Stored items
——————

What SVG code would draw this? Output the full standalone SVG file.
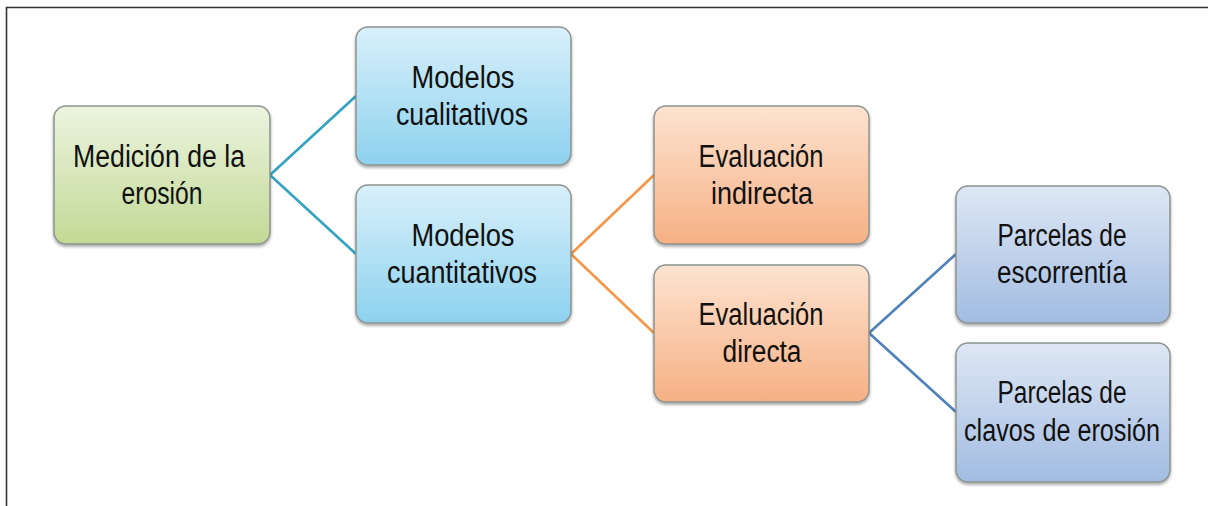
<svg xmlns="http://www.w3.org/2000/svg" width="1208" height="506" viewBox="0 0 1208 506">
<defs>
<linearGradient id="gGreen" x1="0" y1="0" x2="0" y2="1"><stop offset="0" stop-color="#ecf4df"/><stop offset="1" stop-color="#c2d995"/></linearGradient>
<linearGradient id="gCyan" x1="0" y1="0" x2="0" y2="1"><stop offset="0" stop-color="#d9f0fb"/><stop offset="1" stop-color="#8dd2ee"/></linearGradient>
<linearGradient id="gOrange" x1="0" y1="0" x2="0" y2="1"><stop offset="0" stop-color="#fde3d0"/><stop offset="1" stop-color="#f6b084"/></linearGradient>
<linearGradient id="gBlue" x1="0" y1="0" x2="0" y2="1"><stop offset="0" stop-color="#dee7f4"/><stop offset="1" stop-color="#a2bce2"/></linearGradient>
<filter id="sh" x="-10%" y="-10%" width="120%" height="125%"><feDropShadow dx="0" dy="2" stdDeviation="1.6" flood-color="#000" flood-opacity="0.35"/></filter>
</defs>
<style>
.box{stroke:#8c9490;stroke-width:1.5;filter:url(#sh)}
.t{font-family:"Liberation Sans","Open Sans",sans-serif;font-size:31px;fill:#111;text-anchor:middle}
.c{fill:none;stroke-width:2.6}
</style>
<rect width="1208" height="506" fill="#fff"/>
<path d="M6.5 506 V7.5 H1208" fill="none" stroke="#333" stroke-width="1.6"/>
<g id="connectors">
<path class="c" stroke="#33a3c2" d="M270 175 L356 96 M270 175 L356 254"/>
<path class="c" stroke="#f79646" d="M571 254 L654 175 M571 254 L654 333"/>
<path class="c" stroke="#4f81bd" d="M869 333 L956 254 M869 333 L956 412"/>
</g>
<g id="n-medicion">
<rect class="box" x="54" y="106" width="216" height="138" rx="12" fill="url(#gGreen)"/>
<text class="t" x="159" y="167" textLength="172" lengthAdjust="spacingAndGlyphs">Medición de la</text>
<text class="t" x="162" y="204" textLength="81" lengthAdjust="spacingAndGlyphs">erosión</text>
</g>
<g id="n-cualitativos">
<rect class="box" x="356" y="27" width="215" height="138" rx="12" fill="url(#gCyan)"/>
<text class="t" x="463" y="88" textLength="103" lengthAdjust="spacingAndGlyphs">Modelos</text>
<text class="t" x="462" y="125" textLength="132" lengthAdjust="spacingAndGlyphs">cualitativos</text>
</g>
<g id="n-cuantitativos">
<rect class="box" x="356" y="185" width="215" height="138" rx="12" fill="url(#gCyan)"/>
<text class="t" x="463" y="246" textLength="103" lengthAdjust="spacingAndGlyphs">Modelos</text>
<text class="t" x="462" y="283" textLength="150" lengthAdjust="spacingAndGlyphs">cuantitativos</text>
</g>
<g id="n-indirecta">
<rect class="box" x="654" y="106" width="215" height="138" rx="12" fill="url(#gOrange)"/>
<text class="t" x="761" y="167" textLength="125" lengthAdjust="spacingAndGlyphs">Evaluación</text>
<text class="t" x="762" y="204" textLength="102" lengthAdjust="spacingAndGlyphs">indirecta</text>
</g>
<g id="n-directa">
<rect class="box" x="654" y="265" width="215" height="137" rx="12" fill="url(#gOrange)"/>
<text class="t" x="761" y="325" textLength="125" lengthAdjust="spacingAndGlyphs">Evaluación</text>
<text class="t" x="762" y="362" textLength="79" lengthAdjust="spacingAndGlyphs">directa</text>
</g>
<g id="n-escorrentia">
<rect class="box" x="956" y="186" width="214" height="137" rx="12" fill="url(#gBlue)"/>
<text class="t" x="1062" y="246" textLength="129" lengthAdjust="spacingAndGlyphs">Parcelas de</text>
<text class="t" x="1062" y="283" textLength="130" lengthAdjust="spacingAndGlyphs">escorrentía</text>
</g>
<g id="n-clavos">
<rect class="box" x="956" y="343" width="214" height="139" rx="12" fill="url(#gBlue)"/>
<text class="t" x="1062" y="403" textLength="129" lengthAdjust="spacingAndGlyphs">Parcelas de</text>
<text class="t" x="1062" y="441" textLength="196" lengthAdjust="spacingAndGlyphs">clavos de erosión</text>
</g>
</svg>
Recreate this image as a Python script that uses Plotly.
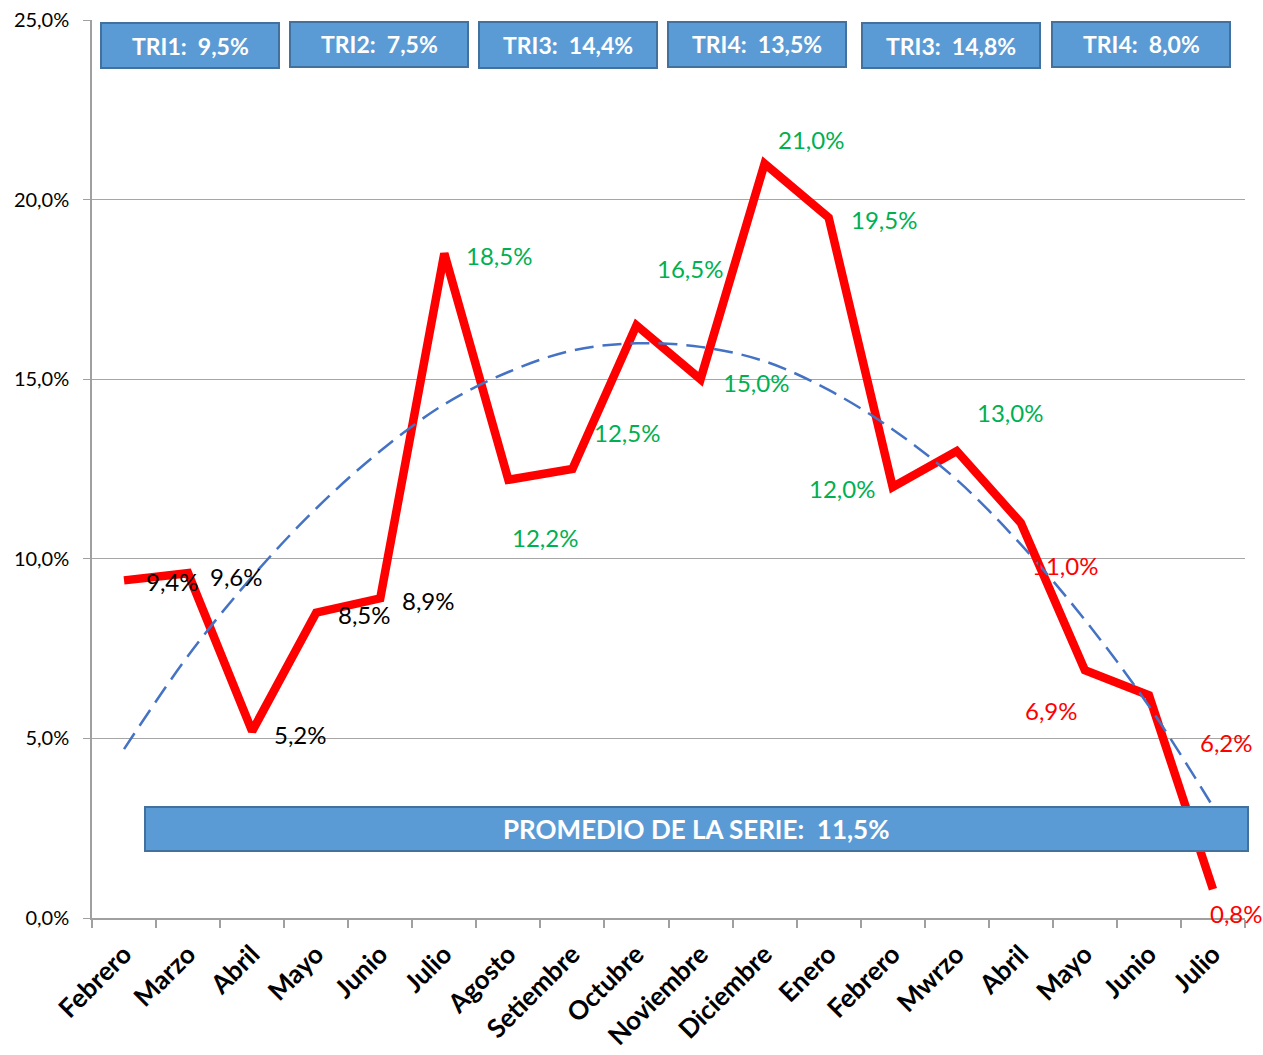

——————

__INSTRUCTIONS FOR THE TASK__: Going through the entries above line by line, work out how many lines include the word "this". Only the number is required.

__WRITTEN SOLUTION__: 2